The neuro-linguistics part was the most difficult part of the course, and even the native Castillian Spanish speakers had a very tough time with it, so they said, more especially for me. It certainly pushed me much further along. Our group that went through the practicum for Cognitive Coaching developed close, supportive relationships very quickly.
That course was the most intense I had ever taken in my life, including technology courses. The spirituality courses, while also intense, are not as exhausting. Right now, we have a priest of the Sacred Heart of Jesus with a Ph.D. in Psychology in our course on normal and clinical psychology. Again, the approach is the same, to enable the person to transcend him/herself with the guidance of the Holy Spirit.
This place is run by Carmelite priests who are devoted to scholarship in mysticism. They are so humble. We live together in a community. It is like the modern version of the design of Athens in ancient Greece, where scholars and students were gathered to advance the field of philosophy. There are some employees hired for various functions.
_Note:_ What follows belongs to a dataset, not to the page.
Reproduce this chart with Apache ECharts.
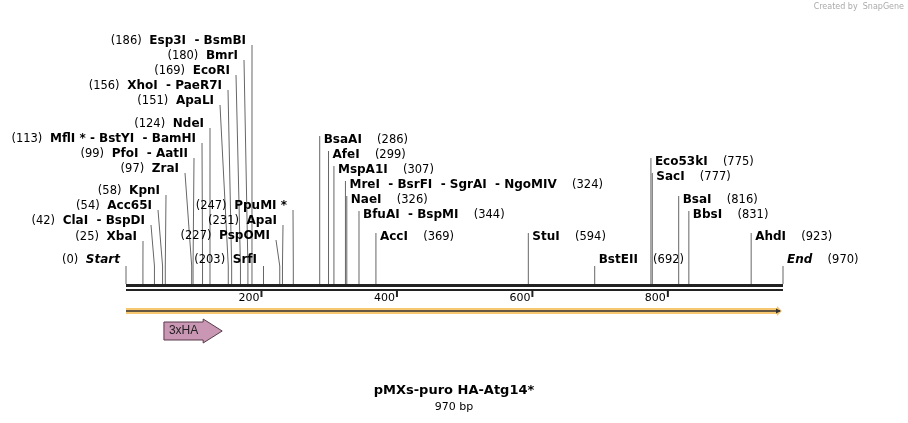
<!DOCTYPE html>
<html><head><meta charset="utf-8">
<script src="https://cdn.jsdelivr.net/npm/echarts@6/dist/echarts.min.js"></script>
<style>html,body{margin:0;padding:0;background:#fff}#c{width:908px;height:423px}</style>
</head><body><div id="c"></div>
<script>
const seqLength = 970;
const siteNames = ['Start','XbaI','ClaI  - BspDI','Acc65I','KpnI','ZraI','PfoI  - AatII','MflI * - BstYI  - BamHI','NdeI','ApaLI','XhoI  - PaeR7I','EcoRI','BmrI','Esp3I  - BsmBI',
 'SrfI','PspOMI','ApaI','PpuMI *',
 'BsaAI','AfeI','MspA1I','MreI  - BsrFI  - SgrAI  - NgoMIV','NaeI','BfuAI  - BspMI','AccI','StuI','BstEII','Eco53kI','SacI','BsaI','BbsI','AhdI','End'];
const sitePositions = [0,25,42,54,58,97,99,113,124,151,156,169,180,186,
 203,227,231,247,
 286,299,307,324,326,344,369,594,692,775,777,816,831,923,970];
const tickValues = [200,400,600,800];
const featureName = '3xHA';
const featureStart = 56;
const featureEnd = 142;
// label layout: [rowY, anchorX, side]
const labelLayout = [
 [260,126,'L'],[237,143,'L'],[221,151,'L'],[206,158,'L'],[191,166,'L'],[169,185,'L'],[154,194,'L'],[139,202,'L'],[124,210,'L'],[101,220,'L'],[86,228,'L'],[71,236,'L'],[56,244,'L'],[41,252,'L'],
 [260,263,'L'],[236,276,'L'],[221,283,'L'],[206,293,'L'],
 [140,319,'R'],[155,324,'R'],[170,333,'R'],[185,341,'R'],[200,349,'R'],[215,357,'R'],[237,375,'R'],[237,526,'R'],[260,593,'R'],[162,650,'R'],[177,656,'R'],[200,677,'R'],[215,686,'R'],[237,748,'R'],[260,780,'R']
];
const FONT = 'DejaVu Sans, Verdana, sans-serif';
const BAR_Y = 285;
const chart = echarts.init(document.getElementById('c'));
chart.setOption({
 animation:false,
 grid:{left:126,right:908-783,top:100,bottom:423-BAR_Y},
 xAxis:{type:'value',min:0,max:seqLength,show:false},
 yAxis:{type:'value',min:0,max:1,show:false},
 graphic:[
  {type:'text',right:4,top:3,style:{text:'Created by  SnapGene',fontSize:8,fill:'#aaa',fontFamily:FONT}},
  {type:'text',x:454,y:391,style:{text:'pMXs-puro HA-Atg14*',fontSize:13,fontWeight:'bold',fill:'#000',align:'center',verticalAlign:'middle',fontFamily:FONT}},
  {type:'text',x:454,y:407,style:{text:'970 bp',fontSize:11,fill:'#000',align:'center',verticalAlign:'middle',fontFamily:FONT}}
 ],
 series:[
  {type:'custom',coordinateSystem:'cartesian2d',data:sitePositions.map((p,i)=>[p,i]),
   renderItem:function(params,api){
    const i=api.value(1), pos=api.value(0);
    const sx=api.coord([pos,0])[0];
    let [ly,ax,side]=labelLayout[i];
    if(side==='R' && Math.abs(ax-sx)<6) ax=sx;
    const name=siteNames[i];
    const italic = (name==='Start'||name==='End');
    const children=[];
    const pts = [[ax,ly+(side==='L'?4:-4)],[sx,266],[sx,BAR_Y-1]];
    if(ly>=255) pts[0]=[sx,ly+6];
    children.push({type:'polyline',shape:{points:pts},style:{stroke:'#666',lineWidth:1,fill:null}});
    const nameStyle={fontWeight:'bold',fontSize:12,fontStyle:italic?'italic':'normal',fill:'#000',fontFamily:FONT};
    const numStyle={fontSize:11.5,fill:'#000',fontFamily:FONT};
    let text, x, align;
    if(side==='L'){ text='{n|('+pos+')}  {b|'+name+'}'; x=ax-6; align='right'; }
    else { text='{b|'+name+'}    {n|('+pos+')}'; x=ax+4; align='left'; }
    children.push({type:'text',x:x,y:ly,style:{text:text,align:align,verticalAlign:'middle',rich:{b:nameStyle,n:numStyle},fontFamily:FONT}});
    return {type:'group',children:children};
   }},
  {type:'custom',coordinateSystem:'cartesian2d',data:[[0,seqLength]],
   renderItem:function(params,api){
    const x0=api.coord([api.value(0),0])[0], x1=api.coord([api.value(1),0])[0];
    const ch=[
     {type:'rect',shape:{x:x0,y:BAR_Y-1,width:x1-x0,height:3},style:{fill:'#222'}},
     {type:'rect',shape:{x:x0,y:BAR_Y+4,width:x1-x0,height:2},style:{fill:'#222'}},
     {type:'rect',shape:{x:x0,y:308,width:x1-x0-4,height:6},style:{fill:'#f7c870'}},
     {type:'polygon',shape:{points:[[x1-6,306],[x1-1,311],[x1-6,316]]},style:{fill:'#f7c870'}},
     {type:'line',shape:{x1:x0,y1:311,x2:x1-3,y2:311},style:{stroke:'#333',lineWidth:1.5}},
     {type:'polygon',shape:{points:[[x1-7,308.5],[x1-2,311],[x1-7,313.5]]},style:{fill:'#333'}}
    ];
    return {type:'group',children:ch};
   }},
  {type:'custom',coordinateSystem:'cartesian2d',data:tickValues.map(v=>[v]),
   renderItem:function(params,api){
    const x=api.coord([api.value(0),0])[0];
    return {type:'group',children:[
     {type:'rect',shape:{x:x-1,y:BAR_Y+6,width:2,height:6},style:{fill:'#222'}},
     {type:'text',x:x-2,y:BAR_Y+13,style:{text:String(api.value(0)),align:'right',verticalAlign:'middle',fontSize:11,fill:'#000',fontFamily:FONT}}
    ]};
   }},
  {type:'custom',coordinateSystem:'cartesian2d',data:[[featureStart,featureEnd]],
   renderItem:function(params,api){
    const x0=api.coord([api.value(0),0])[0], x1=api.coord([api.value(1),0])[0];
    const head=x1-19;
    return {type:'group',children:[
     {type:'polygon',shape:{points:[[x0,322],[head,322],[head,319],[x1,331],[head,343],[head,340],[x0,340]]},style:{fill:'#c996b3',stroke:'#5a3a4a',lineWidth:1}},
     {type:'text',x:x0+5,y:331,style:{text:featureName,verticalAlign:'middle',fontSize:12,fill:'#222',fontFamily:'Liberation Sans Narrow, Liberation Sans, sans-serif'}}
    ]};
   }}
 ]
});
</script></body></html>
The administrators are all OCD and they all even help serve meals and clean the tables, especially with COVID sanitation. There are glass booths on the tables so that we can sit together and yet be isolated from each other's breaths. I've attached our very structured and tight schedule. There's no time for anything else, even finding time for laundry is challenging.
Last Sunday, we got the afternoon off, but this Sunday is class all day. Thank God for the official siesta to refresh the mind and prepare for another intense class. My sleep disorder had been worse so I struggle with attention during class. I was able to purchase a melatonin formula that has herbs to prolong sleep and that has helped a bit.
At the conclusion of yesterday's course on Edith Stein spirituality, I made a comment that is somewhat an over-simplification of our process and drew a little smile from the professor, who is the director of the university. If a train is not obedient to the rails, it can go nowhere. But if a train abandons itself to being directed by the rails, it can carry so many passengers to any destination they choose. It is the passenger's responsibility to purchase the correct ticket for the destination they wish to travel to.
Other news: my composition awarded here in Ávila 7 years ago will be sung at the Carmelite Youth Congress in the summer of next year.